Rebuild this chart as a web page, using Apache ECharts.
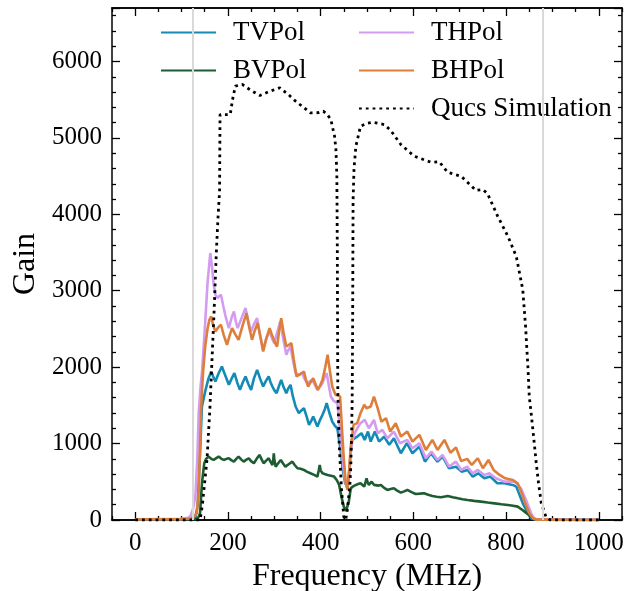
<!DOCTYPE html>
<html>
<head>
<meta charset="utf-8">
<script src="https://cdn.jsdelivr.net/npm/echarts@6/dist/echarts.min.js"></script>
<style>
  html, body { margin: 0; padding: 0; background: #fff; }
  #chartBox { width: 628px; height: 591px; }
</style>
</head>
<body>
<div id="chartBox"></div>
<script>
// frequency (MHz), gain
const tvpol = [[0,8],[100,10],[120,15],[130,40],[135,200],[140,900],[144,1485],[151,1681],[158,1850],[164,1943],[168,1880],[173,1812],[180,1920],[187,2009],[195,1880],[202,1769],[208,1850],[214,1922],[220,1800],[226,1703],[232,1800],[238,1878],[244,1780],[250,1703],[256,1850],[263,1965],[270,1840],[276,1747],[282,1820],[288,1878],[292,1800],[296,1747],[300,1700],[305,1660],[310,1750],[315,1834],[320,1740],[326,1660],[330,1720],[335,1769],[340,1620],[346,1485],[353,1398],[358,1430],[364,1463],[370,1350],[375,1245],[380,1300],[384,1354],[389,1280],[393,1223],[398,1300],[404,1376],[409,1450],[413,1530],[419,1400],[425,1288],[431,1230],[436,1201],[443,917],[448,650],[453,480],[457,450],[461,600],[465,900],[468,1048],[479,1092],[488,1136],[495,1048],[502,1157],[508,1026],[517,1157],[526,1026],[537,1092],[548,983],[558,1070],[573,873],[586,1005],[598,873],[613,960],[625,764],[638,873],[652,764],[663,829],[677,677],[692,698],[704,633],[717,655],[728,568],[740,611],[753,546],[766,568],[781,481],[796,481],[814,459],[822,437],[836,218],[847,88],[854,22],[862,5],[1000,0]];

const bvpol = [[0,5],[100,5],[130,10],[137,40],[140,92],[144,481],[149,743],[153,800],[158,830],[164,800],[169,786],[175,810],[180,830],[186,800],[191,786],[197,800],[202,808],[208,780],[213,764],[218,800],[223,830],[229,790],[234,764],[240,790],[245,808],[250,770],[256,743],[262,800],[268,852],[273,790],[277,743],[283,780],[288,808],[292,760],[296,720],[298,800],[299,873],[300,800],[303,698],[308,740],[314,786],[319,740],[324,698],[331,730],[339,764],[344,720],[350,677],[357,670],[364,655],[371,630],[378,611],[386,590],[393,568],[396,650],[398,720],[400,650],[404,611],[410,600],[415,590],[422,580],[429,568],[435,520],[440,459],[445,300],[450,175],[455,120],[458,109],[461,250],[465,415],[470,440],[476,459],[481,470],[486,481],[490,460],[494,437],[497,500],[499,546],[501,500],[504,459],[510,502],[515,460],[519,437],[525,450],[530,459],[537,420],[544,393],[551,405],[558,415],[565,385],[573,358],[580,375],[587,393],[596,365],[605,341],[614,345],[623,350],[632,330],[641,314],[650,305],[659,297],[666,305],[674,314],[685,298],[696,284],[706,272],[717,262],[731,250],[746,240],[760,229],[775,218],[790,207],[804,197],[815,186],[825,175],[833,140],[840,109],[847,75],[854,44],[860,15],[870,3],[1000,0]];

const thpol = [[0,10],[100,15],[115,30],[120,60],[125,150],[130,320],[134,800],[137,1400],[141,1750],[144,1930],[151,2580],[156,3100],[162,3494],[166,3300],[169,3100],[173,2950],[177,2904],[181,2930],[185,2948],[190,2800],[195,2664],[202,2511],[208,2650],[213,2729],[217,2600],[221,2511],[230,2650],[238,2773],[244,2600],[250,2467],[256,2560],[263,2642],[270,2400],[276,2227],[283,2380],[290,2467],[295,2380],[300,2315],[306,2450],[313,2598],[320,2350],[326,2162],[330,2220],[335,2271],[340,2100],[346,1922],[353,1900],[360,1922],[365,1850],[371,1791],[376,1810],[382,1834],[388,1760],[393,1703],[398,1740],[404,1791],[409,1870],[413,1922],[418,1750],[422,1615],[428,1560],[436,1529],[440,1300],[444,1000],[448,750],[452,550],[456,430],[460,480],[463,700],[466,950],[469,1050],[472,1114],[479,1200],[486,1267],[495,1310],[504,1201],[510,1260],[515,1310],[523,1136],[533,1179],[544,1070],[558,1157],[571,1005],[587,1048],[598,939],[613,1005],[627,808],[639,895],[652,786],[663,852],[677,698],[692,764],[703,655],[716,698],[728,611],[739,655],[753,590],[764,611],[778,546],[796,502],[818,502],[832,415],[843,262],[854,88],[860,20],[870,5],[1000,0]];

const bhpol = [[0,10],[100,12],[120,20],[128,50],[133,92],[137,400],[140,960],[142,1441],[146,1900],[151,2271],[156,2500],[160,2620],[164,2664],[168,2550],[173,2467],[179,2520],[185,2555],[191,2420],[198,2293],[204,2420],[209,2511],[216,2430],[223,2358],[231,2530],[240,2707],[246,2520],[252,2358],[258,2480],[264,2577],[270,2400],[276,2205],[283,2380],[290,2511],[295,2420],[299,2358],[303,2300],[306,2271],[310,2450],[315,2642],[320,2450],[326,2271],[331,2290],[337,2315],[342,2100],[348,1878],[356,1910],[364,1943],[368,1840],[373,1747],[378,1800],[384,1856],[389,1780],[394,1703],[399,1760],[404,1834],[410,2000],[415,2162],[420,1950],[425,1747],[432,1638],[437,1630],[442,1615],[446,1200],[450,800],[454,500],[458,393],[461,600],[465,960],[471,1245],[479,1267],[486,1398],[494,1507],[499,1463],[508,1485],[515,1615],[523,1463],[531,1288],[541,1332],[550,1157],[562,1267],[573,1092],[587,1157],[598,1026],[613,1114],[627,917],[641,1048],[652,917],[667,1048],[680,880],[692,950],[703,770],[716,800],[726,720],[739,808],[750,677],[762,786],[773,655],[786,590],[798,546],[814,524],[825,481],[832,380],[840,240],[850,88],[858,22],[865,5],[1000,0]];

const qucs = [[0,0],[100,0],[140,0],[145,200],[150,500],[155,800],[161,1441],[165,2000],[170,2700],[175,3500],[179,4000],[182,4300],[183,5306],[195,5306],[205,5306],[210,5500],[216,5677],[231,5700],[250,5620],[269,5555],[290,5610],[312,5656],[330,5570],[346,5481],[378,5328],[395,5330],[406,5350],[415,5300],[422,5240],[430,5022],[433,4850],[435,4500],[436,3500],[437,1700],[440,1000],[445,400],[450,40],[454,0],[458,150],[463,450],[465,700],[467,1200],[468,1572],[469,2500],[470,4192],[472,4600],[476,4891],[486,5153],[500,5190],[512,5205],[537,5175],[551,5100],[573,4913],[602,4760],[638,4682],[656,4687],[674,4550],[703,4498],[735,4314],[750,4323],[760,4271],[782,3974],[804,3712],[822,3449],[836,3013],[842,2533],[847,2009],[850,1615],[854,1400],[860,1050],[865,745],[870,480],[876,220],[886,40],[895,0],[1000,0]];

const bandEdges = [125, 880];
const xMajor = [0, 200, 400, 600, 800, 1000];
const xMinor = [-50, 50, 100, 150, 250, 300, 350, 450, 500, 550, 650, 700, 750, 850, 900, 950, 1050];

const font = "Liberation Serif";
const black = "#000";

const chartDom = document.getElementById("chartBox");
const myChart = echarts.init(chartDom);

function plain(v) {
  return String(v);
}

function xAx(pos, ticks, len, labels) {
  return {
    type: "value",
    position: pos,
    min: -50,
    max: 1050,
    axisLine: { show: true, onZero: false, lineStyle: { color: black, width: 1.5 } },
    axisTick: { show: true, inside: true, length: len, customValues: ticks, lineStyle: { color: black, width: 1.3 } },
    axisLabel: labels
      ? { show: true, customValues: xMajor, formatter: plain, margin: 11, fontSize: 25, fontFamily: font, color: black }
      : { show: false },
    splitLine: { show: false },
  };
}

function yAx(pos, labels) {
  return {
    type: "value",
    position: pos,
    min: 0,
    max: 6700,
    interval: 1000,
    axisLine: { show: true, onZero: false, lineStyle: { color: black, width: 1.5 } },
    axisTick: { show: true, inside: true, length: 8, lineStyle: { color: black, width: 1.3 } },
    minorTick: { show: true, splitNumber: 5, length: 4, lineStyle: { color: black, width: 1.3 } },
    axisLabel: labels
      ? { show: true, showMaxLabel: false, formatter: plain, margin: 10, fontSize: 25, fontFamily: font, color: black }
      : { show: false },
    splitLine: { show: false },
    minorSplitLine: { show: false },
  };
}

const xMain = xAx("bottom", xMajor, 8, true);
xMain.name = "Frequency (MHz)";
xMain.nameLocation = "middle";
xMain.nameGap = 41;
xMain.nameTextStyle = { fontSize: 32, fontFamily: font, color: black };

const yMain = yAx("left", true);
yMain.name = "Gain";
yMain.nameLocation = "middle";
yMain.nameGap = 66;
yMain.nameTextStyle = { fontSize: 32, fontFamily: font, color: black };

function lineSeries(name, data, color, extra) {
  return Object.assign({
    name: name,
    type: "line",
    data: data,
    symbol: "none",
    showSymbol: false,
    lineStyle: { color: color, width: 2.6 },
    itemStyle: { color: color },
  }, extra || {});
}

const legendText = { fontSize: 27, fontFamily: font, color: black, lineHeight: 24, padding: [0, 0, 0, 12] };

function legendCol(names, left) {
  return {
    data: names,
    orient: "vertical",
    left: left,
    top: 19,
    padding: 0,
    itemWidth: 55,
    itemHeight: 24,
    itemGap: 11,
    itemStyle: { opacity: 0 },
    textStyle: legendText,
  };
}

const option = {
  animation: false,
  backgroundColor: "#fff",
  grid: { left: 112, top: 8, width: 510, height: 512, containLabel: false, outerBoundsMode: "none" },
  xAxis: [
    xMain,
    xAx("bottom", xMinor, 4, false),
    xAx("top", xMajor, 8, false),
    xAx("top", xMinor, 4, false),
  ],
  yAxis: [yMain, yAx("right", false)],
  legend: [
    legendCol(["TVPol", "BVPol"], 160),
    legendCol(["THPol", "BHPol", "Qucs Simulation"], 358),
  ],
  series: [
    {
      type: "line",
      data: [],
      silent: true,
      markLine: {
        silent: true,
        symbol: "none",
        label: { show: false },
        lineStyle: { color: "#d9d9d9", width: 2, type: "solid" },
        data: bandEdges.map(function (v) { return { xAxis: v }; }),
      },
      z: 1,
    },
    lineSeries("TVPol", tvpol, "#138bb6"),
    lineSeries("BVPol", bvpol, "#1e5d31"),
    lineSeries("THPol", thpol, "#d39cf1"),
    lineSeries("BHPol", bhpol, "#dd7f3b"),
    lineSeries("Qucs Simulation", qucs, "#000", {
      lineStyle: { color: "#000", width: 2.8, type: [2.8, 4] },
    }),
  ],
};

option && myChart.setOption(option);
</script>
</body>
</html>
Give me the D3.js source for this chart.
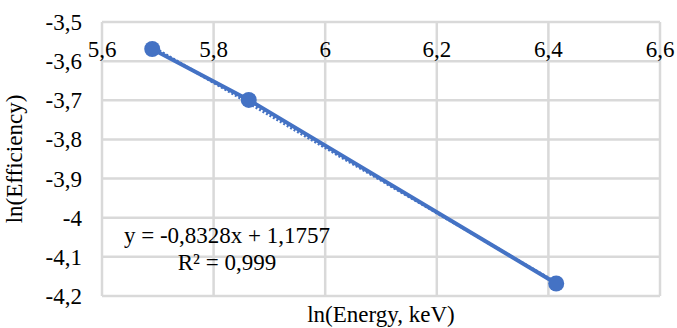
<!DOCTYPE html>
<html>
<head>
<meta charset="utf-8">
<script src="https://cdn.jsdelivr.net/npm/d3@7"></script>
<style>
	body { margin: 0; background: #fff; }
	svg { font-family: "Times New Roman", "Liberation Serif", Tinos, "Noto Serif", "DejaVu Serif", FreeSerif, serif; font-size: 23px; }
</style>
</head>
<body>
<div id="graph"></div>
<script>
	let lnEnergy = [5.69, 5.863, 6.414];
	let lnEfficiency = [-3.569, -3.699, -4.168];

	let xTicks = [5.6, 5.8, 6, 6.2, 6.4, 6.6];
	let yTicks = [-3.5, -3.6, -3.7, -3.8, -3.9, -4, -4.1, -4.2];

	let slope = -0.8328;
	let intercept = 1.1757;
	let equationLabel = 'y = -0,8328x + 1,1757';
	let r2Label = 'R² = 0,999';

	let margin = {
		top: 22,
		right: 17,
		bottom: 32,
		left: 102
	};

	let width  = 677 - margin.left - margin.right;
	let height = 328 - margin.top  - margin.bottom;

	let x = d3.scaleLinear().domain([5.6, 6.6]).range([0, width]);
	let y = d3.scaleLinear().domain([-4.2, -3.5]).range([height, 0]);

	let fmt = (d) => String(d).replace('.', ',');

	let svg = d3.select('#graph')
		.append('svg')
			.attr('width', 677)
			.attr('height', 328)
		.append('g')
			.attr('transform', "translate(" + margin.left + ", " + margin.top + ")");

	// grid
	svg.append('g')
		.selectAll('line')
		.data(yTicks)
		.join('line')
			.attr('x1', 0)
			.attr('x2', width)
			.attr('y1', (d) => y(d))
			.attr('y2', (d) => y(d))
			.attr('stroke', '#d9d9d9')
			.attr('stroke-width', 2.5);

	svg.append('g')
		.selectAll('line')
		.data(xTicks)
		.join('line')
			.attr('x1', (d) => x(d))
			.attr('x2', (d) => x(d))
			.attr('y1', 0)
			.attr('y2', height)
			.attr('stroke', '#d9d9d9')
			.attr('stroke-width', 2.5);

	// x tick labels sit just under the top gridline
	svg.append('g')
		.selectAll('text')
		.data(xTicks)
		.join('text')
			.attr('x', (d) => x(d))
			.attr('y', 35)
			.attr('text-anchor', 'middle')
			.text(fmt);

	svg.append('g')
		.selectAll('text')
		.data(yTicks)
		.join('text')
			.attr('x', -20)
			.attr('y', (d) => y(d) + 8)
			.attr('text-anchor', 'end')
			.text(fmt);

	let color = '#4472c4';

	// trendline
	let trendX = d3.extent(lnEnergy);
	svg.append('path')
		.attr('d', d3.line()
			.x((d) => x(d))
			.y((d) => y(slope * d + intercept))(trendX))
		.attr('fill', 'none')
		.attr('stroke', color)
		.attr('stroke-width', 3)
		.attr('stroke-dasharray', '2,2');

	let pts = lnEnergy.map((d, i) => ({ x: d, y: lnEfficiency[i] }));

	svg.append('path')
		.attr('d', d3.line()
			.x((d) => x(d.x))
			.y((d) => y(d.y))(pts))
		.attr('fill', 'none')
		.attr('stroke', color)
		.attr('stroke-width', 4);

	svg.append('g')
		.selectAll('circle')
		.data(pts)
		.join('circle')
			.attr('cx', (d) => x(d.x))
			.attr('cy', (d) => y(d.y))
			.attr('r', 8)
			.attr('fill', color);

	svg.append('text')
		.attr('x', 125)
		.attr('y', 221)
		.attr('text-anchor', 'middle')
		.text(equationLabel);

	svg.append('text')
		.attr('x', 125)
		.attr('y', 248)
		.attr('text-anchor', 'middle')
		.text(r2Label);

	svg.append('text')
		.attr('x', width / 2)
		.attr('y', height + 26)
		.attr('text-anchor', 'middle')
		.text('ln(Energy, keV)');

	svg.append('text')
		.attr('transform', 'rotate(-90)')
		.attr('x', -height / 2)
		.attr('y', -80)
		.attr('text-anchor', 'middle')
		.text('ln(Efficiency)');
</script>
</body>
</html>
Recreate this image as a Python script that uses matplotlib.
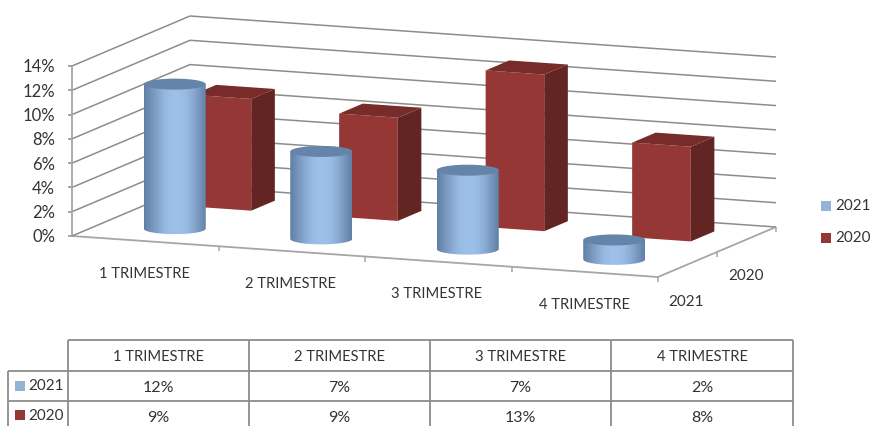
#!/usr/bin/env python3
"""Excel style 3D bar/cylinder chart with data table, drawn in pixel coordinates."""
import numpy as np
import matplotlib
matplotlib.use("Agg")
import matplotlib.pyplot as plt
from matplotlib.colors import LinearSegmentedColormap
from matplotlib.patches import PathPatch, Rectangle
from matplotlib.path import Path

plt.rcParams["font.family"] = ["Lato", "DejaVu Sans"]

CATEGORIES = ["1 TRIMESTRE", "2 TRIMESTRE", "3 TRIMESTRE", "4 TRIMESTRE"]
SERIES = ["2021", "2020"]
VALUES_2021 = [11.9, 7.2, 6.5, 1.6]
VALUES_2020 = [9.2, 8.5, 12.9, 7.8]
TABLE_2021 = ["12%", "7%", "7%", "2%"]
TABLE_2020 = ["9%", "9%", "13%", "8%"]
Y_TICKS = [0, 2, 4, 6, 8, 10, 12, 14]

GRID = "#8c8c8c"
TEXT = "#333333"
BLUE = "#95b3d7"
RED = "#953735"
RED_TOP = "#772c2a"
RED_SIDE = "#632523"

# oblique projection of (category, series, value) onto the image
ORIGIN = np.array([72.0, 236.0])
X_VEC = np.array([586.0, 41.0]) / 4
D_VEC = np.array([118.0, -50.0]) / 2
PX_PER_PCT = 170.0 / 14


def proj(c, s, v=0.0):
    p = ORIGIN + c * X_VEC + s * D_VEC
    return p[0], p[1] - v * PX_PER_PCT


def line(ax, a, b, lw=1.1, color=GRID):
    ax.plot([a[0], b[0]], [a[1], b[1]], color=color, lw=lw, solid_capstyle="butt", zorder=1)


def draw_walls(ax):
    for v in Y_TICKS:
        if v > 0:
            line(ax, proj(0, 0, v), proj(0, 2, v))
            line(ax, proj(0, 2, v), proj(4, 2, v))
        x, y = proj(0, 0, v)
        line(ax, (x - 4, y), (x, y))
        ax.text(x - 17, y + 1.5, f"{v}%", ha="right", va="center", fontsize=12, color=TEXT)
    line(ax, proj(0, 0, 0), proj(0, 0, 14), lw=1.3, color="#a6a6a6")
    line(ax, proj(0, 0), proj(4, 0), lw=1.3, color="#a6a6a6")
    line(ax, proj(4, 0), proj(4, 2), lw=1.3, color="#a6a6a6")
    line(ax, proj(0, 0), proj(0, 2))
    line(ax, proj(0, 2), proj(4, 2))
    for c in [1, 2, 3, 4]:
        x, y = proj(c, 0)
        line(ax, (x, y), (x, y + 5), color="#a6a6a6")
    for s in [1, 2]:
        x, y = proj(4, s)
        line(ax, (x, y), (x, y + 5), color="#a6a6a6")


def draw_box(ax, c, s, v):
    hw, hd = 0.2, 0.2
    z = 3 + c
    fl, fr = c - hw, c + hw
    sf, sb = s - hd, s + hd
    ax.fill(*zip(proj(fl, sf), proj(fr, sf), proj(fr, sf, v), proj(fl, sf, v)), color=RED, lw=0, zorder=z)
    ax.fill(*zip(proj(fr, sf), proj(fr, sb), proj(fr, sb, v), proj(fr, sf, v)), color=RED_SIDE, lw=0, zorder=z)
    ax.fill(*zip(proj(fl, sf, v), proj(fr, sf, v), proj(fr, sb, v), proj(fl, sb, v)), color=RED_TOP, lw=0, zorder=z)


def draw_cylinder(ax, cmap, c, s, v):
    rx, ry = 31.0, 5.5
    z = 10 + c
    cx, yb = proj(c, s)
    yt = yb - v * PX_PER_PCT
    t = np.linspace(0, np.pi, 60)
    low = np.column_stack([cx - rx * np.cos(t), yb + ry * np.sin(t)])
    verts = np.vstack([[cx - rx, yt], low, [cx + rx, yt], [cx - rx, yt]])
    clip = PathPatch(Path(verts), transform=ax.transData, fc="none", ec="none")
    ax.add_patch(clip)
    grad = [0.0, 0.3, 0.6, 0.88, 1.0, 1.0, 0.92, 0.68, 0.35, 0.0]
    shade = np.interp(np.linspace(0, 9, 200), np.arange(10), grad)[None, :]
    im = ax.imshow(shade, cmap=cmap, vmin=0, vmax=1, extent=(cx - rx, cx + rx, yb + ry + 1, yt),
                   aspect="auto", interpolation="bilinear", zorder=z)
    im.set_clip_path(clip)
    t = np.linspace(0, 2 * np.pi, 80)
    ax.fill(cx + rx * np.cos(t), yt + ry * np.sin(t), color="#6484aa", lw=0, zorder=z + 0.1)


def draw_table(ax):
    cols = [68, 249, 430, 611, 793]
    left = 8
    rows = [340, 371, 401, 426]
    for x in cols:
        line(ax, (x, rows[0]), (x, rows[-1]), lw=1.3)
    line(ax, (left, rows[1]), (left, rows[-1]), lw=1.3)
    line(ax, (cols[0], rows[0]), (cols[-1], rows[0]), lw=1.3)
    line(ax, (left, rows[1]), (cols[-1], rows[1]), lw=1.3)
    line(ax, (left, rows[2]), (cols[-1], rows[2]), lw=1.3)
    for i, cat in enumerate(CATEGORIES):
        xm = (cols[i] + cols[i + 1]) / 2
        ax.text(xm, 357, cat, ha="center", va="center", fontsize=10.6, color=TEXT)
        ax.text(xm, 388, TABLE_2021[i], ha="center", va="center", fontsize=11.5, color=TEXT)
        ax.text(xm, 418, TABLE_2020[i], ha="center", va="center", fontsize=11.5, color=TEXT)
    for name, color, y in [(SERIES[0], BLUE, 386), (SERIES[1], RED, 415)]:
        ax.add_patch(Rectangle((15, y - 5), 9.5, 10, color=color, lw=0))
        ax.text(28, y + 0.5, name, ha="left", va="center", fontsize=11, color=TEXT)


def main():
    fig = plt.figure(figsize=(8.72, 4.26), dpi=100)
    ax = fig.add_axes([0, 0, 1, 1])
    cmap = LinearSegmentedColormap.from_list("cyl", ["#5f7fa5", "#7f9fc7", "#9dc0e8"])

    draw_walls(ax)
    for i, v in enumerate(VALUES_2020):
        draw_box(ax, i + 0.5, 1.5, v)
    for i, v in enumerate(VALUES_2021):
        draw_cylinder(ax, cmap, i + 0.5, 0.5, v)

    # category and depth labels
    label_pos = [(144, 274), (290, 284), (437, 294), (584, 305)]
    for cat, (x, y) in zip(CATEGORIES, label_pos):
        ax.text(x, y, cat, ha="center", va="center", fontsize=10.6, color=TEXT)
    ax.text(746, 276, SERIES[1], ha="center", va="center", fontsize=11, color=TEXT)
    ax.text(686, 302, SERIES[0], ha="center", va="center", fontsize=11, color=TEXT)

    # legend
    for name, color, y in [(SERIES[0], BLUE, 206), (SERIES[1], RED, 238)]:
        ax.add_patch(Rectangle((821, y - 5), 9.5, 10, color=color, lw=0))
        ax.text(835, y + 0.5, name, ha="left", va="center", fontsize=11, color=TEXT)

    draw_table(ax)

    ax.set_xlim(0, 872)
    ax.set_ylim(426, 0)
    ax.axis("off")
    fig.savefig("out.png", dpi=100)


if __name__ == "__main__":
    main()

════════════════════

▸ **EXERCISE DIRECTIONS**
Look above for every line with the word "this" and copy it.

▸ **TASK RESPONSE**
Rebuild this chart as a web page, using Apache ECharts.
Give me the D3.js source for this chart.
Recreate this image as a Python script that uses matplotlib.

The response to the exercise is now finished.